9.3 The object holds external resources. Sockets, file handles, epoll registrations, mmaps — none belong in sync.Pool. The GC may evict the object; the underlying resource leaks. sync.Pool calls no finalizer and no close hook. Use a hand-written pool with explicit lifecycle.

9.4 The object varies in size by orders of magnitude. A buffer pool holding 64-byte to 1 MB buffers ends up storing the largest. Segment by size (small-buffer pool, large-buffer pool) or do not pool — the buffer-size trap will eat you.

9.5 The object is shared and immutable. *regexp.Regexp after compilation, *template.Template after parsing, compiled gRPC descriptors — stateless after construction. Store one global instance, not a pool. Pooling immutables is pure ceremony.

9.6 Closing principles¶

A pool is an amortizer, not a cache. It does not promise reuse — it promises that when reuse happens, the cost is paid once. Design for the world where every Get runs New; let the pool make the common case faster.

The borrower owes a clean object. Reset on Put, or have the pool reset on Get. Never leave it to "we'll remember". Make the contract explicit in the wrapper (§6.1).

Cap everything that can grow. Buffer size, slice capacity, map count — every growable property needs an upper-bound check on return. Otherwise the pool's working set becomes the workload's worst-case allocation forever.

Measure first, last, and during. Pooling without a benchmark is cargo cult. Track ns/op and allocs/op (micro), GC frequency and pause time (system), hit rate and pool size (operational). A pool that improves none of these should be deleted.

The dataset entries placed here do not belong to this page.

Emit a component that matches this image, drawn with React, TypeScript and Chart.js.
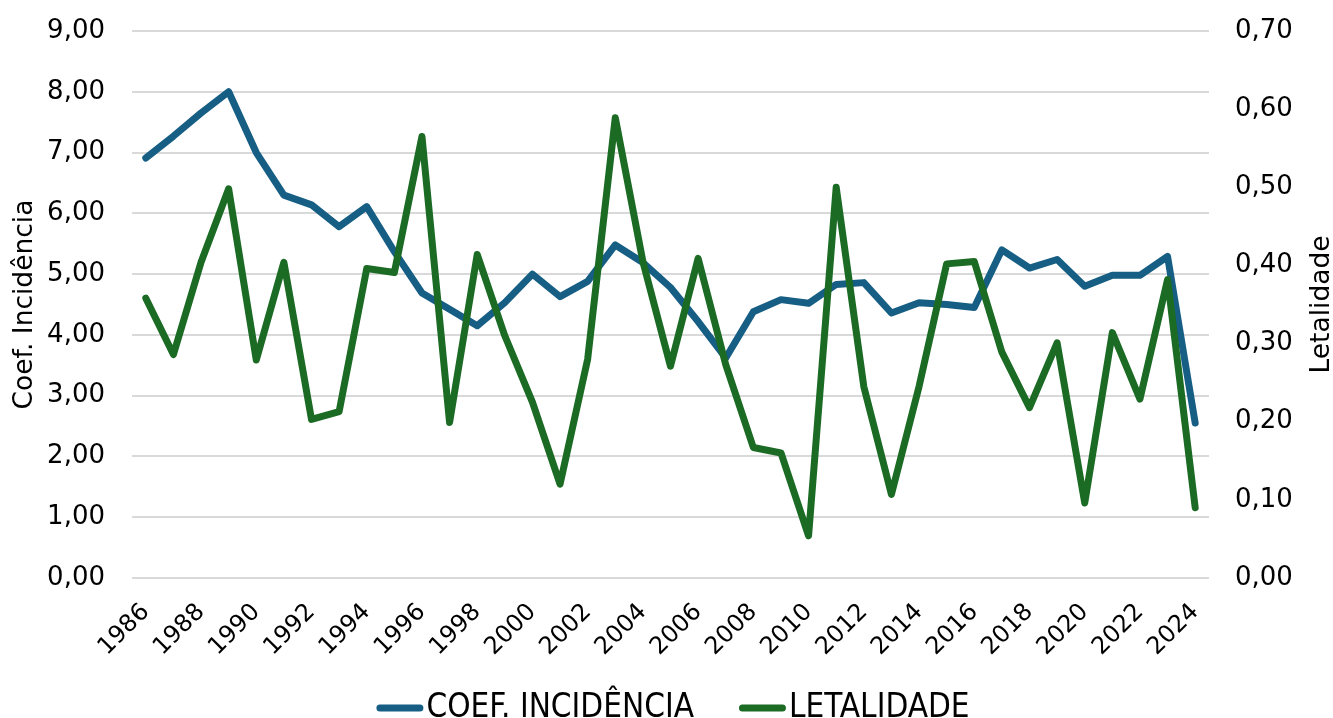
import React, { useEffect, useRef } from "react";
import { Chart, registerables } from "chart.js";

Chart.register(...registerables);

const years: string[] = [
  "1986", "1987", "1988", "1989", "1990", "1991", "1992", "1993", "1994", "1995",
  "1996", "1997", "1998", "1999", "2000", "2001", "2002", "2003", "2004", "2005",
  "2006", "2007", "2008", "2009", "2010", "2011", "2012", "2013", "2014", "2015",
  "2016", "2017", "2018", "2019", "2020", "2021", "2022", "2023", "2024",
];

const coefIncidencia: number[] = [
  6.91, 7.27, 7.65, 8.0, 7.0, 6.3, 6.14, 5.78, 6.11, 5.37,
  4.69, 4.42, 4.15, 4.53, 5.0, 4.63, 4.88, 5.48, 5.19, 4.78,
  4.22, 3.62, 4.38, 4.58, 4.52, 4.83, 4.86, 4.36, 4.53, 4.5,
  4.45, 5.4, 5.1, 5.24, 4.8, 4.98, 4.98, 5.29, 2.55,
];

const letalidade: number[] = [
  0.358, 0.286, 0.404, 0.498, 0.279, 0.404, 0.203, 0.213, 0.396, 0.391,
  0.565, 0.199, 0.414, 0.31, 0.225, 0.12, 0.28, 0.589, 0.405, 0.271,
  0.409, 0.273, 0.167, 0.16, 0.054, 0.5, 0.245, 0.107, 0.245, 0.402,
  0.405, 0.289, 0.218, 0.301, 0.096, 0.314, 0.229, 0.382, 0.09,
];

const seriesNames = ["COEF. INCIDÊNCIA", "LETALIDADE"];
const leftTitle = "Coef. Incidência";
const rightTitle = "Letalidade";

const BLUE = "#165E83";
const GREEN = "#1B6B24";
const TICK_FONT = "'DejaVu Sans', Verdana, sans-serif";
const LEGEND_FONT = "'DejaVu Sans Condensed', 'DejaVu Sans', sans-serif";

const fmt = (v: number) => Number(v).toFixed(2).replace(".", ",");

const customPlugin = {
  id: "customDecor",
  afterDraw(chart: any) {
    const ctx = chart.ctx as CanvasRenderingContext2D;
    const area = chart.chartArea;
    ctx.save();
    // right axis title (bottom to top)
    ctx.font = `26.5px ${TICK_FONT}`;
    ctx.fillStyle = "#000";
    ctx.textAlign = "center";
    ctx.textBaseline = "middle";
    ctx.translate(1322, (area.top + area.bottom) / 2);
    ctx.rotate(-Math.PI / 2);
    ctx.fillText(rightTitle, 0, 0);
    ctx.restore();

    // legend
    ctx.save();
    ctx.font = `33px ${LEGEND_FONT}`;
    const lineLen = 40;
    const cap = 3.5;
    const textGap = 3;
    const itemGap = 45;
    const ds = chart.data.datasets;
    const widths = ds.map((d: any) => ctx.measureText(d.label).width);
    let total = 0;
    widths.forEach((w: number, i: number) => {
      total += cap * 2 + lineLen + textGap + w + (i < widths.length - 1 ? itemGap : 0);
    });
    let x = 673 - total / 2;
    const y = 708;
    ds.forEach((d: any, i: number) => {
      ctx.strokeStyle = d.borderColor;
      ctx.lineWidth = 7;
      ctx.lineCap = "round";
      ctx.beginPath();
      ctx.moveTo(x + cap, y);
      ctx.lineTo(x + cap + lineLen, y);
      ctx.stroke();
      x += cap * 2 + lineLen + textGap;
      ctx.fillStyle = "#000";
      ctx.textAlign = "left";
      ctx.textBaseline = "middle";
      ctx.fillText(d.label, x, y);
      x += widths[i] + itemGap;
    });
    ctx.restore();
  },
};

export default function App() {
  const canvasRef = useRef<HTMLCanvasElement | null>(null);

  useEffect(() => {
    if (!canvasRef.current) return;
    const chart = new Chart(canvasRef.current, {
      type: "line",
      data: {
        labels: years,
        datasets: [
          {
            label: seriesNames[0],
            data: coefIncidencia,
            yAxisID: "y",
            borderColor: BLUE,
            backgroundColor: BLUE,
            borderWidth: 7,
            pointRadius: 0,
            borderJoinStyle: "round",
            borderCapStyle: "round",
            tension: 0,
            order: 1,
          },
          {
            label: seriesNames[1],
            data: letalidade,
            yAxisID: "y1",
            borderColor: GREEN,
            backgroundColor: GREEN,
            borderWidth: 7,
            pointRadius: 0,
            borderJoinStyle: "round",
            borderCapStyle: "round",
            tension: 0,
            order: 0,
          },
        ],
      },
      options: {
        animation: false,
        responsive: true,
        maintainAspectRatio: false,
        layout: { padding: { top: 31, bottom: 40, left: 0, right: 0 } },
        plugins: {
          legend: { display: false },
          tooltip: { enabled: false },
        },
        scales: {
          x: {
            offset: true,
            grid: { display: false, drawTicks: false },
            border: { display: false },
            ticks: {
              autoSkip: false,
              minRotation: 45,
              maxRotation: 45,
              padding: 20,
              color: "#000",
              font: { family: TICK_FONT, size: 24 },
              callback: (_v: any, i: number) => (i % 2 === 0 ? years[i] : ""),
            },
            afterFit: (scale: any) => {
              scale.height = 100;
            },
          },
          y: {
            position: "left",
            min: 0,
            max: 9,
            grid: { color: "#D9D9D9", lineWidth: 2, drawTicks: false },
            border: { display: false },
            ticks: {
              stepSize: 1,
              padding: 27,
              color: "#000",
              font: { family: TICK_FONT, size: 26 },
              callback: (v: any) => fmt(v),
            },
            title: {
              display: true,
              text: leftTitle,
              color: "#000",
              font: { family: TICK_FONT, size: 26.5, lineHeight: 1 },
              padding: { top: 12, bottom: 0 },
            },
            afterFit: (scale: any) => {
              scale.width = 132;
              scale.paddingTop = 0;
              scale.paddingBottom = 0;
            },
          },
          y1: {
            position: "right",
            min: 0,
            max: 0.7,
            grid: { display: false, drawTicks: false },
            border: { display: false },
            ticks: {
              stepSize: 0.1,
              padding: 26,
              color: "#000",
              font: { family: TICK_FONT, size: 26 },
              callback: (v: any) => fmt(v),
            },
            afterFit: (scale: any) => {
              scale.width = 124;
              scale.paddingTop = 0;
              scale.paddingBottom = 0;
            },
          },
        },
      },
      plugins: [customPlugin],
    } as any);
    return () => chart.destroy();
  }, []);

  return (
    <div style={{ position: "absolute", left: 0, top: 0, width: 1333, height: 718, background: "#fff" }}>
      <canvas ref={canvasRef} />
    </div>
  );
}
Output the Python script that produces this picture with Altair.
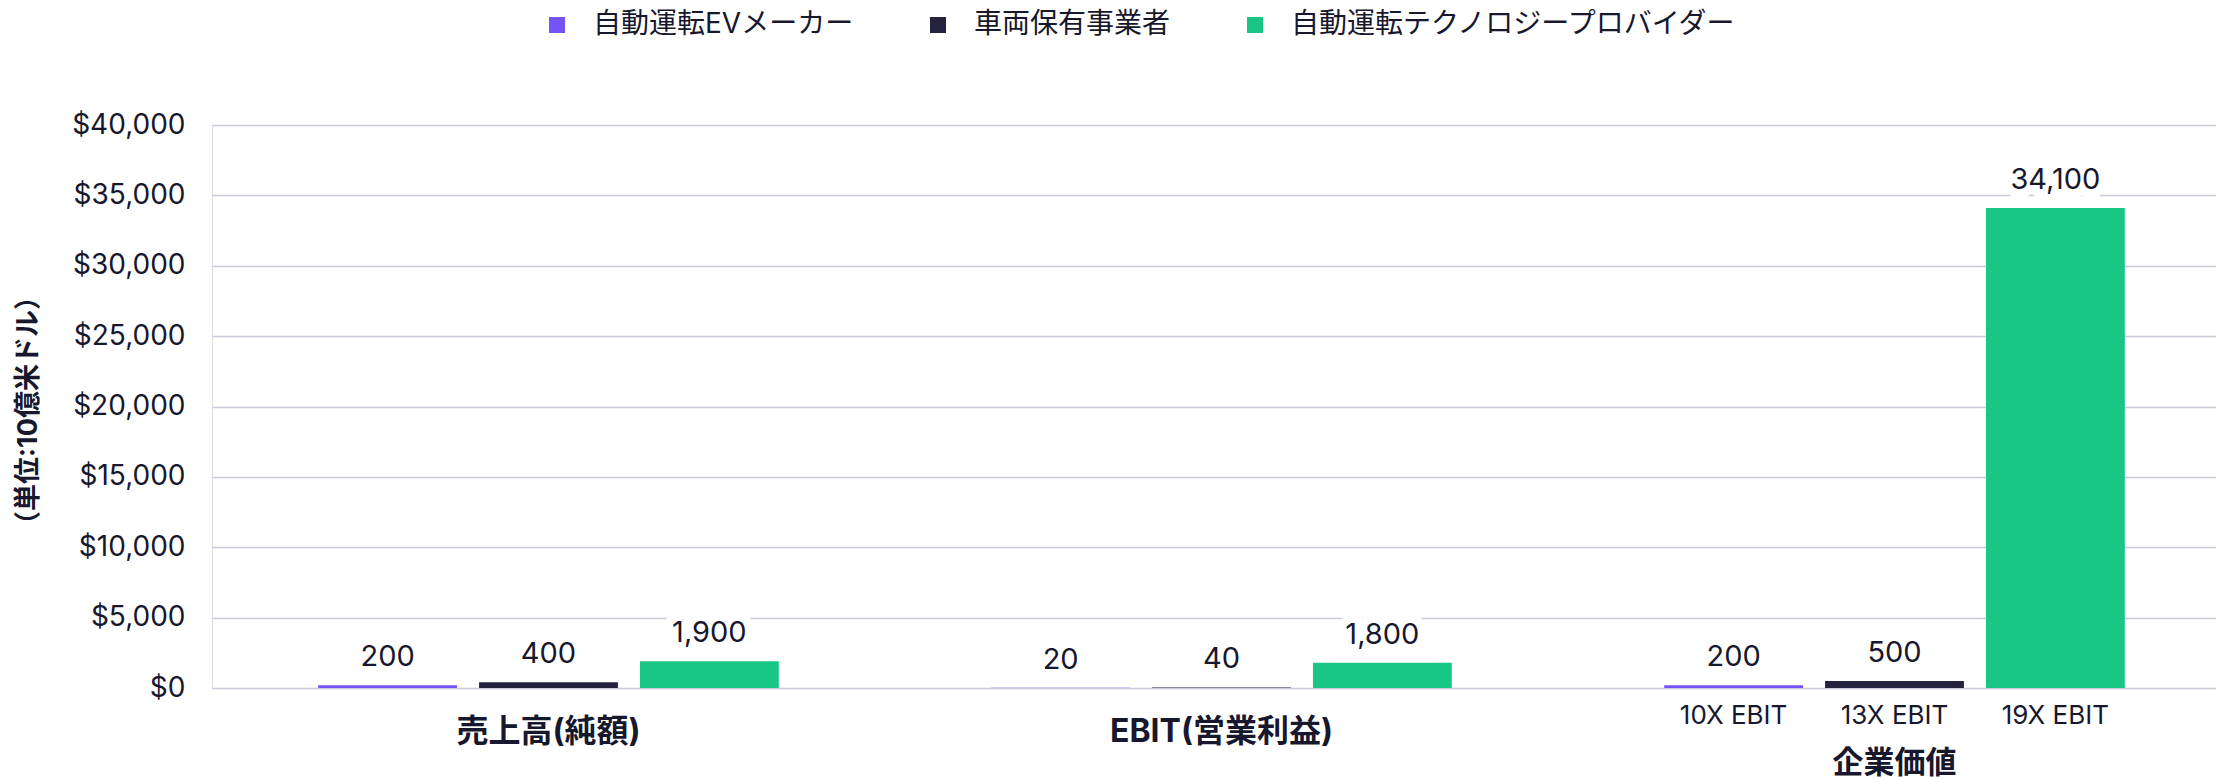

Use the right pool for the resource. sync.Pool for GC relief; hand-written typed pool for bounded count and lifecycle; channel-based pool for FIFO and backpressure; errgroup/semaphore for bounded concurrency.

Reach for it last, not first. Go's default is "allocate; let GC do its job". Add a pool when a profile points to a call site that pooling can demonstrably fix; remove it the day the benchmark stops showing a win. A pool that paid off six months ago but does not help today is a maintenance liability disguised as an optimization.